Organic chemistry is nothing but pattern recognition!?
“This is nothing but pattern recognition!” As unsettling as that might sound to many organic chemistry practitioners, it’s a comment one of my former supervisors made about (undergraduate) organic chemistry. Years later, this remark resurfaced as I dived into the world of machine learning.
I vividly remember a brilliant college classmate’s strong interest in neuroscience. Being more physics- and math-minded, I didn’t quite grasp it then. It wasn’t until recently that I realized how the process of receiving information, forming memories, or making decisions could be mathematically modeled as communications between neural networks. (Huge thanks to Fei-Fei Li’s inspiring memoir, The Worlds I See—highly recommended!)
The basic unit (algorithm) in these neural networks, aptly named a perceptron, takes input (electrical) signals and performs binary classifications. It mimics what an actual neuron does: receiving signals, accumulating and modulating them, and firing an output signal only when the total strength of inputs exceeds a certain threshold. While complex cognitive activities involve large neural networks, at the most fundamental level, whether it’s a single neuron or a single perceptron, the primary task is classification.
Classification is indeed how we learn about the world. As babies, we learn to identify a cat versus a toy, or what’s edible versus inedible. As we grow older, we categorize words into nouns and verbs and recognize facial and vocal expressions that signify emotions like happiness or anger. We make sense of the world by organizing and classifying information, which is essential for understanding, decision-making, and communication.
Humans are amazingly good at classification. It allows us to identify risks in a split second and avoid accidents; it even enables us to sense our surroundings without direct attention. However, this ability is so deeply ingrained that it can lead to unconscious biases, such as distinguishing people who look different from us and isolating us from embracing diversity.

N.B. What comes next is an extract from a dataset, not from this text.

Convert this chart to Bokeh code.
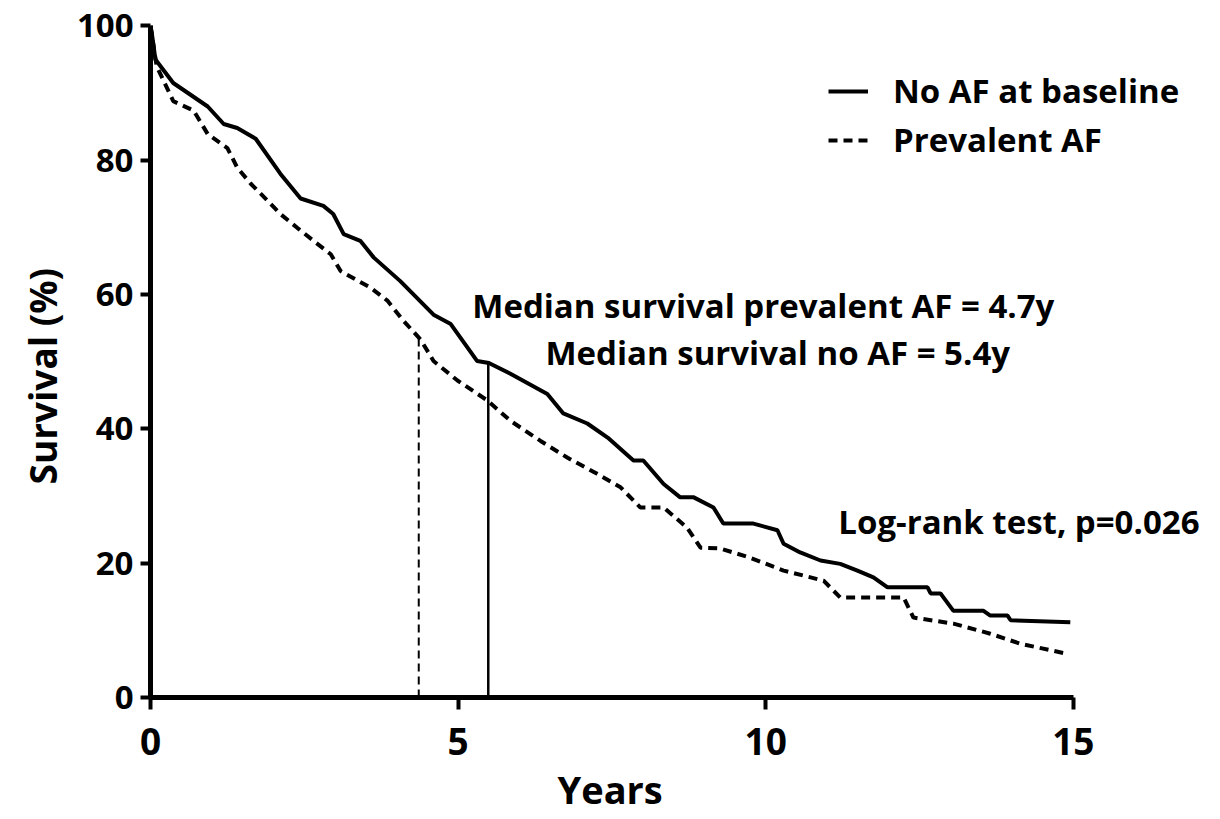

Returning to chemistry: recognizing that our learning and cognitive processes begin with classification makes the idea that “organic chemistry is nothing but pattern recognition” seem less outrageous. However, going from classification to true pattern recognition involves additional tasks like feature identification/extraction and regression. These might include understanding/evaluating electrophilicity strength, reaction site crowdedness, temperature values, or environmental polarity. Admittedly, these subtleties may not be fully grasped even by most seasoned chemists, but they can be effectively learned by machines given suitable data sets, as evidenced by the growing number of publications on the application of artificial intelligence in synthetic organic chemistry.
To conclude, let me quote Flynn and Ogilvie from their article in the Journal of Chemical Education: “Chemical reactions follow patterns, and these patterns can allow a chemist to predict how a chemical will behave, even if they have never seen a particular reaction before.” Since we’re not ditching learning, teaching, or using electron-pushing formalism in our minds anytime soon, we might improve our approach to thinking about and practicing organic chemistry by comparing methods that fundamentally make machines “smarter” in synthesis.